Reproduce every line, starting at the one that contains "Output the LaTeX" and ending at the last line of the data, exactly as it stands; pictures are omitted.

++++ Material for this task ++++

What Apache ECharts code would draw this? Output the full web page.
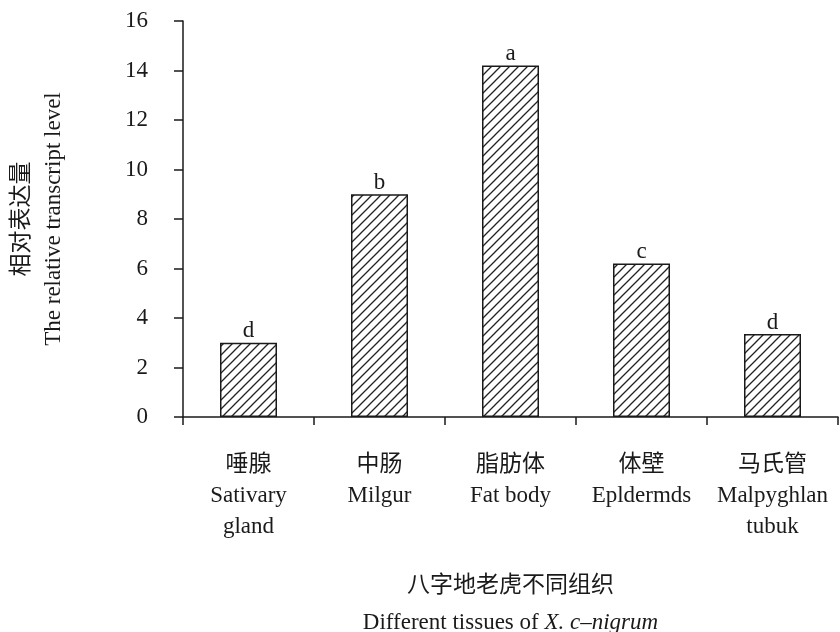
<!DOCTYPE html>
<html>
<head>
<meta charset="utf-8">
<script src="https://cdn.jsdelivr.net/npm/echarts@6/dist/echarts.min.js"></script>
<style>
  html, body { margin: 0; padding: 0; background: #fff; overflow: hidden; }
  #chart { width: 840px; height: 632px; }
</style>
</head>
<body>
<div id="chart"></div>
<script>
// Tissue names (Chinese / English) and relative transcript levels
const tissuesZh = ['唾腺', '中肠', '脂肪体', '体壁', '马氏管'];
const tissuesEn = ['Sativary\ngland', 'Milgur', 'Fat body', 'Epldermds', 'Malpyghlan\ntubuk'];
const expression = [3.0, 9.0, 14.2, 6.2, 3.35];
const significance = ['d', 'b', 'a', 'c', 'd'];
const yTicks = [0, 2, 4, 6, 8, 10, 12, 14, 16];

const categories = tissuesZh.map((zh, i) => zh + '\n' + tissuesEn[i]);

// Diagonal hatch fill for the bars
function hatchPattern() {
  const s = 9;
  const c = document.createElement('canvas');
  c.width = s; c.height = s;
  const g = c.getContext('2d');
  g.fillStyle = '#fff';
  g.fillRect(0, 0, s, s);
  g.strokeStyle = '#222';
  g.lineWidth = 1.3;
  g.beginPath();
  g.moveTo(0, s); g.lineTo(s, 0);
  g.moveTo(-2, 2); g.lineTo(2, -2);
  g.moveTo(s - 2, s + 2); g.lineTo(s + 2, s - 2);
  g.stroke();
  return c;
}

const serif = '"Liberation Serif", "Times New Roman", "Noto Sans CJK SC", serif';
const ink = '#1a1a1a';
const fs = 23;

const chart = echarts.init(document.getElementById('chart'), null, { renderer: 'canvas' });
chart.setOption({
  animation: false,
  backgroundColor: '#fff',
  grid: {
    left: 183, right: 2, top: 21, bottom: 215,
    containLabel: false, outerBoundsMode: 'none'
  },
  xAxis: {
    type: 'category',
    data: categories,
    boundaryGap: true,
    axisLine: { lineStyle: { color: ink, width: 1.5 } },
    axisTick: { show: true, length: 8, inside: false, lineStyle: { color: ink, width: 1.5 } },
    axisLabel: {
      color: ink, fontFamily: serif, fontSize: fs, lineHeight: 31,
      margin: 32, interval: 0
    },
    name: '八字地老虎不同组织\n{n|Different tissues of }{i|X. c–nigrum}',
    nameLocation: 'middle',
    nameGap: 150,
    nameTextStyle: {
      color: ink, fontFamily: serif, fontSize: fs, lineHeight: 37,
      rich: {
        n: { fontFamily: serif, fontSize: fs, color: ink, lineHeight: 37 },
        i: { fontFamily: serif, fontSize: fs, color: ink, fontStyle: 'italic', lineHeight: 37 }
      }
    }
  },
  yAxis: {
    type: 'value',
    min: yTicks[0],
    max: yTicks[yTicks.length - 1],
    interval: yTicks[1] - yTicks[0],
    splitLine: { show: false },
    axisLine: { show: true, lineStyle: { color: ink, width: 1.5 } },
    axisTick: { show: true, length: 9, inside: false, lineStyle: { color: ink, width: 1.5 } },
    axisLabel: { color: ink, fontFamily: serif, fontSize: fs, margin: 35 },
    name: '相对表达量\nThe relative transcript level',
    nameLocation: 'middle',
    nameRotate: 90,
    nameGap: 113,
    nameTextStyle: { color: ink, fontFamily: serif, fontSize: fs, lineHeight: 32 }
  },
  series: [{
    type: 'bar',
    data: expression,
    barWidth: 57,
    itemStyle: {
      color: { image: hatchPattern(), repeat: 'repeat' },
      borderColor: ink,
      borderWidth: 1.5
    },
    label: {
      show: true,
      position: 'top',
      distance: 0,
      color: ink,
      fontFamily: serif,
      fontSize: fs,
      formatter: p => significance[p.dataIndex]
    }
  }]
});
</script>
</body>
</html>
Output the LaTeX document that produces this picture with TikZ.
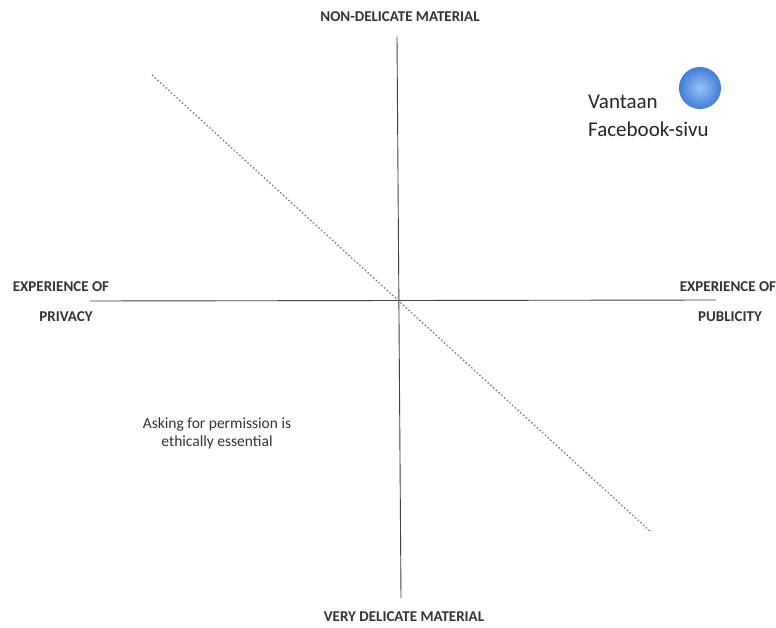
\documentclass[tikz,border=0pt]{standalone}
\usepackage{fontspec}
\setmainfont{Carlito}
\usetikzlibrary{calc,shadings}

\tikzset{
  axislabel/.style={font=\bfseries\fontsize{15}{18}\selectfont,text=black!80,inner sep=0pt},
  axisline/.style={black!75,line width=0.9pt},
  splitline/.style={black!55,line width=1.2pt,dash pattern=on 1.5pt off 2.2pt},
}

\begin{document}
\begin{tikzpicture}[x=1pt,y=-1pt]
            \useasboundingbox (0,0) rectangle (776,628);

            \coordinate (top) at (397,37);
            \coordinate (bottom) at (401,598);
            \coordinate (left) at (90,301);
            \coordinate (right) at (716,300);
            \coordinate (diagstart) at (152,75);
            \coordinate (diagend) at (651,532);

            \draw[axisline] (top) -- (bottom);
            \draw[axisline] (left) -- (right);
            \draw[splitline] (diagstart) -- (diagend);

            \node[axislabel] (nondel) at (400,17){NON-DELICATE MATERIAL};
            \node[axislabel] (verydel) at (404,617){VERY DELICATE MATERIAL};

            \node[axislabel] (privA) at (61,287){EXPERIENCE OF};
            \node[axislabel] (privB) at (66,317){PRIVACY};
            \node[axislabel] (publA) at (728,287){EXPERIENCE OF};
            \node[axislabel] (publB) at (730,317){PUBLICITY};

            \node[font=\fontsize{15.5}{18}\selectfont,align=center,text=black!80,inner sep=0pt] (asking) at (217,433){Asking for permission is\\ethically essential};

            \node[font=\fontsize{21}{28}\selectfont,align=left,anchor=north west,text=black!85,inner sep=0pt] (vantaan) at (588,95){Vantaan\\Facebook-sivu};

            \shade[inner color={rgb,255:red,150;green,195;blue,250},outer color={rgb,255:red,65;green,125;blue,215}] (700,88) circle (21);
\end{tikzpicture}
\end{document}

++++

→ **Result of the exercise**
Output the LaTeX document that produces this picture with TikZ.
\documentclass[tikz,border=0pt]{standalone}
\usepackage{fontspec}
\setmainfont{Carlito}
\usetikzlibrary{calc,shadings}

\tikzset{
  axislabel/.style={font=\bfseries\fontsize{15}{18}\selectfont,text=black!80,inner sep=0pt},
  axisline/.style={black!75,line width=0.9pt},
  splitline/.style={black!55,line width=1.2pt,dash pattern=on 1.5pt off 2.2pt},
}

\begin{document}
\begin{tikzpicture}[x=1pt,y=-1pt]
            \useasboundingbox (0,0) rectangle (776,628);

            \coordinate (top) at (397,37);
            \coordinate (bottom) at (401,598);
            \coordinate (left) at (90,301);
            \coordinate (right) at (716,300);
            \coordinate (diagstart) at (152,75);
            \coordinate (diagend) at (651,532);

            \draw[axisline] (top) -- (bottom);
            \draw[axisline] (left) -- (right);
            \draw[splitline] (diagstart) -- (diagend);

            \node[axislabel] (nondel) at (400,17){NON-DELICATE MATERIAL};
            \node[axislabel] (verydel) at (404,617){VERY DELICATE MATERIAL};

            \node[axislabel] (privA) at (61,287){EXPERIENCE OF};
            \node[axislabel] (privB) at (66,317){PRIVACY};
            \node[axislabel] (publA) at (728,287){EXPERIENCE OF};
            \node[axislabel] (publB) at (730,317){PUBLICITY};

            \node[font=\fontsize{15.5}{18}\selectfont,align=center,text=black!80,inner sep=0pt] (asking) at (217,433){Asking for permission is\\ethically essential};

            \node[font=\fontsize{21}{28}\selectfont,align=left,anchor=north west,text=black!85,inner sep=0pt] (vantaan) at (588,95){Vantaan\\Facebook-sivu};

            \shade[inner color={rgb,255:red,150;green,195;blue,250},outer color={rgb,255:red,65;green,125;blue,215}] (700,88) circle (21);
\end{tikzpicture}
\end{document}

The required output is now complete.